TASK BRIEF:
From the first line of the data below through the line bearing "const yLabelTerms = [['RMS','f','2'],['RMS','h','2']];", reproduce each line exactly; do not include pictures.

DATASET SECTION:
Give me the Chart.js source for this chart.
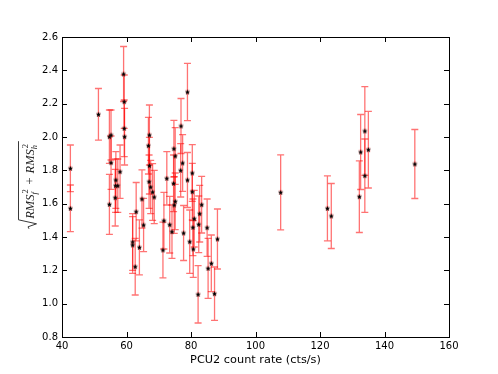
<!DOCTYPE html>
<html><head><meta charset="utf-8">
<script src="https://cdn.jsdelivr.net/npm/chart.js@4.4.0/dist/chart.umd.min.js"></script>
<style>html,body{margin:0;padding:0;background:#fff}</style>
</head><body>
<canvas id="c" width="498" height="374"></canvas>
<script>
// ---- data ----
const countRate = [42.6,42.6,51.3,54.7,55.2,55.2,54.7,56.7,56.6,57.3,56.5,58.0,59.1,59.3,59.3,59.4,
  61.9,61.9,62.7,63.0,64.0,64.8,65.3,66.8,67.1,67.1,67.0,67.5,68.1,68.6,71.3,71.6,72.5,73.4,74.1,
  74.6,74.7,75.1,74.8,75.1,76.8,76.9,77.4,77.7,78.9,78.9,79.6,80.4,80.4,80.6,80.7,81.0,82.4,82.7,
  83.3,82.2,85.0,85.3,86.3,87.3,88.2,107.8,122.3,123.5,132.2,132.6,133.9,133.9,135.0,149.4];
const rmsTotal = [1.812,1.572,2.136,2.002,2.012,1.846,1.596,1.742,1.708,1.708,1.636,1.792,2.378,2.212,2.052,2.002,
  1.370,1.352,1.222,1.552,1.338,1.628,1.472,1.948,2.012,1.828,1.732,1.700,1.670,1.640,1.322,1.498,1.752,1.474,1.432,
  1.722,1.930,1.886,1.592,1.614,1.800,2.066,1.844,1.424,2.270,1.742,1.372,1.784,1.672,1.458,1.328,1.510,1.476,1.540,
  1.594,1.056,1.456,1.212,1.242,1.060,1.388,1.668,1.572,1.526,1.642,1.910,2.036,1.768,1.924,1.838];
const rmsError = [0.14,0.14,0.155,0.16,0.15,0.16,0.18,0.17,0.16,0.16,0.17,0.16,0.165,0.16,0.17,0.17,
  0.17,0.17,0.17,0.175,0.165,0.175,0.16,0.17,0.18,0.17,0.16,0.16,0.17,0.16,0.167,0.17,0.16,0.17,0.16,
  0.17,0.17,0.17,0.17,0.17,0.16,0.165,0.17,0.165,0.172,0.165,0.19,0.17,0.17,0.17,0.17,0.17,0.17,0.17,
  0.17,0.172,0.172,0.18,0.17,0.16,0.18,0.225,0.195,0.195,0.215,0.225,0.266,0.22,0.23,0.207];
const xTicks = [40,60,80,100,120,140,160];
const yTicks = [0.8,1.0,1.2,1.4,1.6,1.8,2.0,2.2,2.4,2.6];
const xLabel = 'PCU2 count rate (cts/s)';
const yLabelTerms = [['RMS','f','2'],['RMS','h','2']];

// ---- marker ----
const star = document.createElement('canvas');
star.width = 9; star.height = 9;
(function(){
  const g = star.getContext('2d');
  g.fillStyle = 'rgba(255,90,90,0.3)';
  g.fillRect(2.5,2,4,5);
  g.beginPath();
  for (let i=0;i<10;i++){
    const r = i%2===0 ? 2.7 : 1.2;
    const a = -Math.PI/2 + i*Math.PI/5;
    const px = 4.5 + r*Math.cos(a), py = 4.7 + r*Math.sin(a);
    i===0 ? g.moveTo(px,py) : g.lineTo(px,py);
  }
  g.closePath();
  g.fillStyle = '#000';
  g.fill();
})();

const points = countRate.map((x,i)=>({x:x, y:rmsTotal[i]}));

const errorBars = {
  id:'errorBars',
  beforeDatasetsDraw(chart){
    const {ctx, scales:{x, y}} = chart;
    ctx.save();
    ctx.strokeStyle = 'rgba(255,0,0,0.55)';
    ctx.lineWidth = 1.3;
    countRate.forEach((cx,i)=>{
      const px = x.getPixelForValue(cx);
      const top = y.getPixelForValue(rmsTotal[i]+rmsError[i]);
      const bot = y.getPixelForValue(rmsTotal[i]-rmsError[i]);
      ctx.beginPath();
      ctx.moveTo(px,top); ctx.lineTo(px,bot);
      ctx.moveTo(px-3.5,top); ctx.lineTo(px+3.5,top);
      ctx.moveTo(px-3.5,bot); ctx.lineTo(px+3.5,bot);
      ctx.stroke();
    });
    ctx.restore();
  }
};

const frame = {
  id:'frame',
  afterDraw(chart){
    const {ctx, chartArea:a, scales:{x, y}} = chart;
    ctx.save();
    ctx.strokeStyle = '#000';
    ctx.lineWidth = 1;
    ctx.strokeRect(Math.round(a.left)+0.5, Math.round(a.top)+0.5, Math.round(a.right-a.left), Math.round(a.bottom-a.top));
    const L = 5;
    ctx.beginPath();
    xTicks.forEach(v=>{
      const p = Math.round(x.getPixelForValue(v))+0.5;
      ctx.moveTo(p,a.bottom); ctx.lineTo(p,a.bottom-L);
      ctx.moveTo(p,a.top); ctx.lineTo(p,a.top+L);
    });
    yTicks.forEach(v=>{
      const p = Math.round(y.getPixelForValue(v))+0.5;
      ctx.moveTo(a.left,p); ctx.lineTo(a.left+L,p);
      ctx.moveTo(a.right,p); ctx.lineTo(a.right-L,p);
    });
    ctx.stroke();

    // y axis label: sqrt(RMS_f^2 + RMS_h^2)
    const big = 'italic 12.5px "Liberation Serif"';
    const small = '8.5px "Liberation Serif"';
    const smallIt = 'italic 8.5px "Liberation Serif"';
    ctx.font = big;
    const wRMS = ctx.measureText('RMS').width;
    ctx.font = '12.5px "Liberation Serif"';
    const wPlus = ctx.measureText('+').width;
    const wScript = 6;
    const gap = 4;
    const radW = 10;
    const W = radW + 2*(wRMS + wScript) + 2*gap + wPlus + 2;
    ctx.translate(33.5, 185);
    ctx.rotate(-Math.PI/2);
    ctx.fillStyle = '#222';
    ctx.strokeStyle = '#222';
    ctx.lineWidth = 0.9;
    let x0 = -W/2;
    ctx.beginPath();
    ctx.moveTo(x0, -4.5);
    ctx.lineTo(x0+2, -5.5);
    ctx.lineTo(x0+5, 3);
    ctx.lineTo(x0+9, -15);
    ctx.lineTo(x0+W, -15);
    ctx.stroke();
    let cx = x0 + radW;
    ctx.textBaseline = 'alphabetic';
    yLabelTerms.forEach((t,i)=>{
      ctx.font = big;
      ctx.fillText(t[0], cx, 0);
      cx += wRMS;
      ctx.font = small;
      ctx.fillText(t[2], cx+1, -5.5);
      ctx.font = smallIt;
      ctx.fillText(t[1], cx, 3.5);
      cx += wScript;
      if (i===0){
        cx += gap;
        ctx.font = '12.5px "Liberation Serif"';
        ctx.fillText('+', cx, 0);
        cx += wPlus + gap;
      }
    });
    ctx.restore();
  }
};

new Chart(document.getElementById('c'), {
  type:'scatter',
  data:{datasets:[{
    data:points,
    pointStyle:star,
    pointRadius:4,
    pointHoverRadius:4
  }]},
  options:{
    responsive:false,
    animation:false,
    devicePixelRatio:1,
    layout:{padding:{top:37,right:49,left:0,bottom:0}},
    plugins:{legend:{display:false},tooltip:{enabled:false}},
    scales:{
      x:{
        type:'linear', min:40, max:160,
        afterBuildTicks(s){ s.ticks = xTicks.map(v=>({value:v})); },
        afterFit(s){ s.height = 37; },
        grid:{display:false, drawTicks:false},
        border:{display:false},
        ticks:{padding:3, color:'#000', font:{family:'"DejaVu Sans"', size:10}, maxRotation:0, callback:v=>String(v)},
        title:{display:true, text:xLabel, color:'#000', font:{family:'"DejaVu Sans"', size:11.3}, padding:{top:0,bottom:7}}
      },
      y:{
        type:'linear', min:0.8, max:2.6,
        afterBuildTicks(s){ s.ticks = yTicks.map(v=>({value:v})); },
        afterFit(s){ s.width = 62; },
        grid:{display:false, drawTicks:false},
        border:{display:false},
        ticks:{padding:4, color:'#000', font:{family:'"DejaVu Sans"', size:10}, callback:v=>Number(v).toFixed(1)}
      }
    }
  },
  plugins:[errorBars, frame]
});
</script>
</body></html>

FINISHED TASK:
Give me the Chart.js source for this chart.
<!DOCTYPE html>
<html><head><meta charset="utf-8">
<script src="https://cdn.jsdelivr.net/npm/chart.js@4.4.0/dist/chart.umd.min.js"></script>
<style>html,body{margin:0;padding:0;background:#fff}</style>
</head><body>
<canvas id="c" width="498" height="374"></canvas>
<script>
// ---- data ----
const countRate = [42.6,42.6,51.3,54.7,55.2,55.2,54.7,56.7,56.6,57.3,56.5,58.0,59.1,59.3,59.3,59.4,
  61.9,61.9,62.7,63.0,64.0,64.8,65.3,66.8,67.1,67.1,67.0,67.5,68.1,68.6,71.3,71.6,72.5,73.4,74.1,
  74.6,74.7,75.1,74.8,75.1,76.8,76.9,77.4,77.7,78.9,78.9,79.6,80.4,80.4,80.6,80.7,81.0,82.4,82.7,
  83.3,82.2,85.0,85.3,86.3,87.3,88.2,107.8,122.3,123.5,132.2,132.6,133.9,133.9,135.0,149.4];
const rmsTotal = [1.812,1.572,2.136,2.002,2.012,1.846,1.596,1.742,1.708,1.708,1.636,1.792,2.378,2.212,2.052,2.002,
  1.370,1.352,1.222,1.552,1.338,1.628,1.472,1.948,2.012,1.828,1.732,1.700,1.670,1.640,1.322,1.498,1.752,1.474,1.432,
  1.722,1.930,1.886,1.592,1.614,1.800,2.066,1.844,1.424,2.270,1.742,1.372,1.784,1.672,1.458,1.328,1.510,1.476,1.540,
  1.594,1.056,1.456,1.212,1.242,1.060,1.388,1.668,1.572,1.526,1.642,1.910,2.036,1.768,1.924,1.838];
const rmsError = [0.14,0.14,0.155,0.16,0.15,0.16,0.18,0.17,0.16,0.16,0.17,0.16,0.165,0.16,0.17,0.17,
  0.17,0.17,0.17,0.175,0.165,0.175,0.16,0.17,0.18,0.17,0.16,0.16,0.17,0.16,0.167,0.17,0.16,0.17,0.16,
  0.17,0.17,0.17,0.17,0.17,0.16,0.165,0.17,0.165,0.172,0.165,0.19,0.17,0.17,0.17,0.17,0.17,0.17,0.17,
  0.17,0.172,0.172,0.18,0.17,0.16,0.18,0.225,0.195,0.195,0.215,0.225,0.266,0.22,0.23,0.207];
const xTicks = [40,60,80,100,120,140,160];
const yTicks = [0.8,1.0,1.2,1.4,1.6,1.8,2.0,2.2,2.4,2.6];
const xLabel = 'PCU2 count rate (cts/s)';
const yLabelTerms = [['RMS','f','2'],['RMS','h','2']];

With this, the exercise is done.